- [WHAT THE EXERCISE ASKS] Count every line where "this" occurs. Give the total alone.

★ ★ ★ ★ ★

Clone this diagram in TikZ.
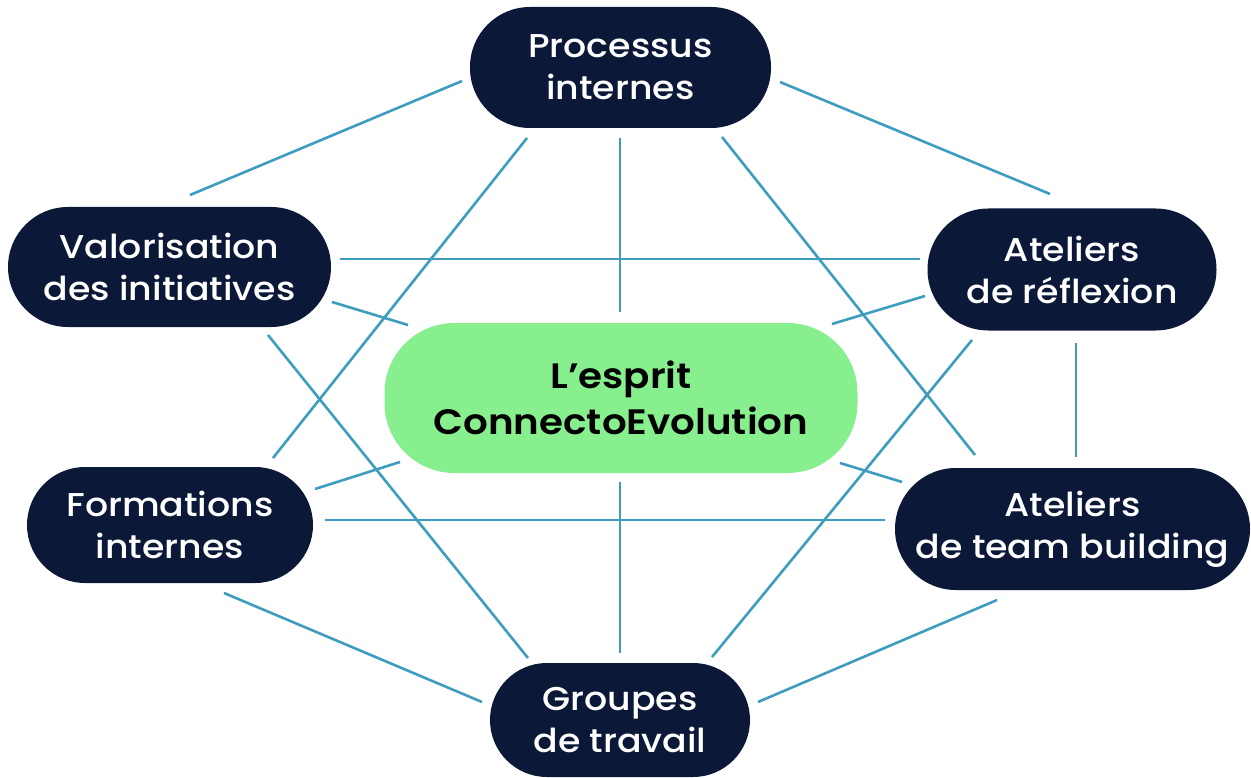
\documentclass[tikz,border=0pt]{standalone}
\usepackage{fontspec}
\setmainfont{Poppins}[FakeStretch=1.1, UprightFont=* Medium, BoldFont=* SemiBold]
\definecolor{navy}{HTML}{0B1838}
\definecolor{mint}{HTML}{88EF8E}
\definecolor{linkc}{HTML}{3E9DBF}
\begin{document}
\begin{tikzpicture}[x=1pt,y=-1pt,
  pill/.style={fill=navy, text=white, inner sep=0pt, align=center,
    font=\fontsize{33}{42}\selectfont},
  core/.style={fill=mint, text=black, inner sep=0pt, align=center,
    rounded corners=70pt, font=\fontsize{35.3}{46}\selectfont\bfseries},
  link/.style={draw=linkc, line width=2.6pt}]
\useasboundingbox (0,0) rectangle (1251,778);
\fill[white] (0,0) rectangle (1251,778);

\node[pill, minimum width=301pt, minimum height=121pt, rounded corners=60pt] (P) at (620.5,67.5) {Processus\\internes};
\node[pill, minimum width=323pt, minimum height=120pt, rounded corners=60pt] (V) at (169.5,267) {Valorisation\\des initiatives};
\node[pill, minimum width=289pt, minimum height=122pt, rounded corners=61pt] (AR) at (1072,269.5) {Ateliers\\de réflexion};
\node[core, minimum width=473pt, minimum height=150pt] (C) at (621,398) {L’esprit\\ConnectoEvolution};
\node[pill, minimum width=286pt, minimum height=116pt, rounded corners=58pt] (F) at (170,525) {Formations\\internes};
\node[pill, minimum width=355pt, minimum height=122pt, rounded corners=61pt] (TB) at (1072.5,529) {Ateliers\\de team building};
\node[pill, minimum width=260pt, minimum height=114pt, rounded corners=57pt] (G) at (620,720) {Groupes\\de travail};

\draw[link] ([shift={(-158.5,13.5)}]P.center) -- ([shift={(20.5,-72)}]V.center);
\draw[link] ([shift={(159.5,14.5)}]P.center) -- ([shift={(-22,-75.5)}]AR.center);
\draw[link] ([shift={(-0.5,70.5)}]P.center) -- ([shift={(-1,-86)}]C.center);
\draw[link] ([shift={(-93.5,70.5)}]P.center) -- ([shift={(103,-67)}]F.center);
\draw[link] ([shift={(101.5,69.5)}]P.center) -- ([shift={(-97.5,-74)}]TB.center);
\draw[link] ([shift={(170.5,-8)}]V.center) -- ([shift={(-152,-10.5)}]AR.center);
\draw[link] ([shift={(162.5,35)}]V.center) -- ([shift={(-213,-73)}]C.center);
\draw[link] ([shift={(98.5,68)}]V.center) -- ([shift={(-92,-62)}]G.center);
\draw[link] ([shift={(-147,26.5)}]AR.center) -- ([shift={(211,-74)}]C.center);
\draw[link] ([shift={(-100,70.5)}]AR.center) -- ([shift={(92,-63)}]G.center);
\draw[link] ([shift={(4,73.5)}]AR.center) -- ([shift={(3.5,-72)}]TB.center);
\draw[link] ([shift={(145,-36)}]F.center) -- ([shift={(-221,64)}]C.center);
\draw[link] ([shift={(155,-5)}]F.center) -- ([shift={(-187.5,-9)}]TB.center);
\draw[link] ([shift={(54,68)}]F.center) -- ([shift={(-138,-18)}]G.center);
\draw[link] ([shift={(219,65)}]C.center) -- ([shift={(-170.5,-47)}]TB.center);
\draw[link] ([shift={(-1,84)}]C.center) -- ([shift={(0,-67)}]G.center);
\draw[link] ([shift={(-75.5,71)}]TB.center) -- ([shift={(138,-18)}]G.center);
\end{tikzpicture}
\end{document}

★ ★ ★ ★ ★

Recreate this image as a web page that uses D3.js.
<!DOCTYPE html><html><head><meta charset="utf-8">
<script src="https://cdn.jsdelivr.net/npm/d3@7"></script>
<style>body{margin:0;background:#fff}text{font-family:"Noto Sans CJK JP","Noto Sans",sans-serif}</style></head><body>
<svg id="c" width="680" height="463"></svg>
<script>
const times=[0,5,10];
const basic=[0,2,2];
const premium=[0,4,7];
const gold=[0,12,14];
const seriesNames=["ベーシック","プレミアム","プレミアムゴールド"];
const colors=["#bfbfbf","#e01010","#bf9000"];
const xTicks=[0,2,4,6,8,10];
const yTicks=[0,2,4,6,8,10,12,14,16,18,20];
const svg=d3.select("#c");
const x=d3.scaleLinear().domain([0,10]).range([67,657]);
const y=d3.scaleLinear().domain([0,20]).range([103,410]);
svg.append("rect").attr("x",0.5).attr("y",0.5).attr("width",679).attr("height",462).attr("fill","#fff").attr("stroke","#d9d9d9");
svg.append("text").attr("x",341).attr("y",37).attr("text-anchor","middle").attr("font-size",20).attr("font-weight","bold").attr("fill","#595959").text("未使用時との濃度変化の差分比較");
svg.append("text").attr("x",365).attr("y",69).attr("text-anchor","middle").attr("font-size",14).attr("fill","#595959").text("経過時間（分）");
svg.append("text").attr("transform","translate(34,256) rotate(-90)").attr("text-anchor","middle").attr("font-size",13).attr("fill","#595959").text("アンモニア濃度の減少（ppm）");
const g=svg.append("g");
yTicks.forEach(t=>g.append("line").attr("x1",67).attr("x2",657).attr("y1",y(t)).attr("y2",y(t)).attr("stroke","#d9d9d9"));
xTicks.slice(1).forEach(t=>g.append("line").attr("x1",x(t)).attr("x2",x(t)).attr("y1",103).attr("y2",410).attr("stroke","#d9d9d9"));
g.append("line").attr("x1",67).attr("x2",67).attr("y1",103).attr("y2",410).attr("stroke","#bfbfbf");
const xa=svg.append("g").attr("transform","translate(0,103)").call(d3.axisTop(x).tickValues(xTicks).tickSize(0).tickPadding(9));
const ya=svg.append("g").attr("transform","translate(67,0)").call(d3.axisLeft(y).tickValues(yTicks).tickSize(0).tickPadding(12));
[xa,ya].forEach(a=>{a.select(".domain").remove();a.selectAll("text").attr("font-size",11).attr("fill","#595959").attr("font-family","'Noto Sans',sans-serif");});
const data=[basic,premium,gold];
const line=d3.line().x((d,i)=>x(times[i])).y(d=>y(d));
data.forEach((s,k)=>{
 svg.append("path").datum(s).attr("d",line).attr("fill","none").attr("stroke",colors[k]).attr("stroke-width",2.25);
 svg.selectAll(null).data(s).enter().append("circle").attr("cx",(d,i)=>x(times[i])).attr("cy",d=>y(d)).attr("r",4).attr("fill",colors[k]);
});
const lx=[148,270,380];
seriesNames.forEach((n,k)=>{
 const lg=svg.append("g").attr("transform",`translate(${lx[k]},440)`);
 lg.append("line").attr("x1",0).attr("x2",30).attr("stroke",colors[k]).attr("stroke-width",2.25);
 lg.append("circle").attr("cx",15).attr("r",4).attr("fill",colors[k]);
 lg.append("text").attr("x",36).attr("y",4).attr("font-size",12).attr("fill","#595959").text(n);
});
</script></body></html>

★ ★ ★ ★ ★

- [CORRECT ANSWER] 2